Landscape designers with an eye toward a more cost efficient, water-wise, landscape for their customers are incorporating more native plants in their designs. A “native” plant, is one that evolves in a local area with no human intervention, particularly, that it grew in that location prior to European contact. Such native plants have evolved with animals, fungi, and microbes to form a complex network of relationships. As such, these plants are the foundation of native ecosystems, or natural communities.
Why native plants? Simply put, they are acclimated to a given geographical area, its amount of rainfall, heat, winter temperatures, storm levels, soil type, soil depth, and pH. These plants will naturally be resistant to the local fungal, viral, and bacterial pathogens that other, non-native plants, may not be.

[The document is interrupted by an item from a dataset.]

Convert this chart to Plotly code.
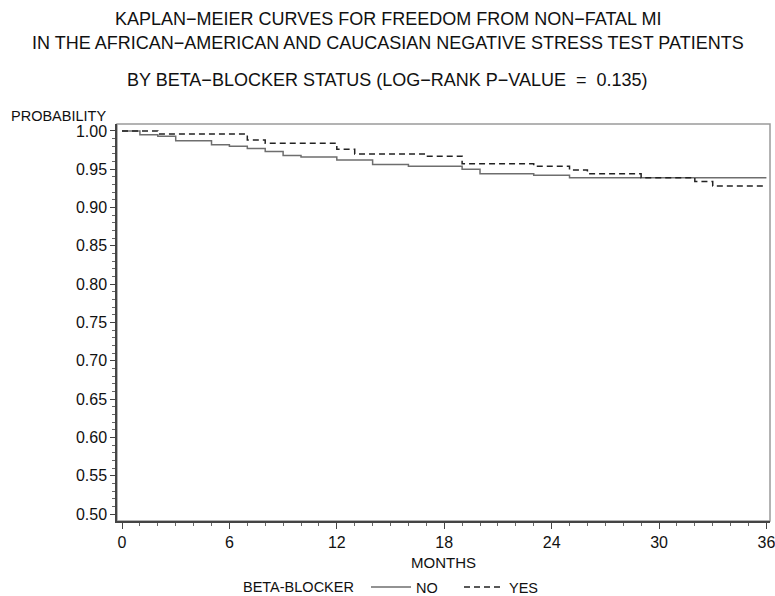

Economically, they benefit the homeowner (and community) in that, once established, these plants will require little, if any, supplemental care or water to thrive and look beautiful in the landscape.
This time of year, if you look closely while driving in your local area, many trees and small shrubs are in bloom in the woods or along fence rows. Native crabapples, plums, redbuds, and blackhaws are the first to display their blooms in spring and are quite spectacular when used in the landscape. Native trees that bloom later in the spring are magnolias, sophoras, and privets. Wild rose bushes (five-petal, pink, once-blooming), and honeysuckle, can be found blooming along fence rows in early summer.
The Texas native tree/shrub list is quite extensive. To illustrate, some of the tree species that can be found in various wooded areas of Hunt County include varieties of: Ash, Cedar, Elm, Cottonwood, Crabapple, Oak, Hackberry, Hawthorn, Hickory, Holly, Juniper, Locust, Maple, Mesquite, Mulberry, Pecan, Persimmon, Redbud, Sophora (Eve’s Necklace), Walnut, and Willow! While all of these trees or shrub species are not necessarily desirable for use in the home landscape (for assorted reasons), many of these can and do make wonderful additions to the landscape.
How do you acquire these native plants? This author enjoys hiking through the woods, identifying the various plants and harvesting seeds to grow at home. For those who would rather “cut-to-the-chase” there are several Texas nurseries that specialize in native plants.
It is important to note at this juncture a criteria that must be remembered when looking for native plants to grow in the home landscape – soil type and pH. Hunt County has many types of soil – sand, loam, silt, and clay or some combination of these. Just as there are various types of soil, there is also a wide range of pH levels that are associated with those soils. If you do not know the type of soil, or its pH, it is recommended that you perform a soil test. Testing information and bags are available from the Texas A&M AgriLife Extension located at 2217 Washington St., in Greenville.
If you would like to know more about the above listed tree/shrub species and what might be suitable for your landscape, visit the http://aggie-horticulture.tamu.edu/ornamentals/natives/ website. Listed there you will find detailed descriptions, photos, soil type preferences, water needs, and other caveats for native Texas trees and shrubs. Explore and enjoy!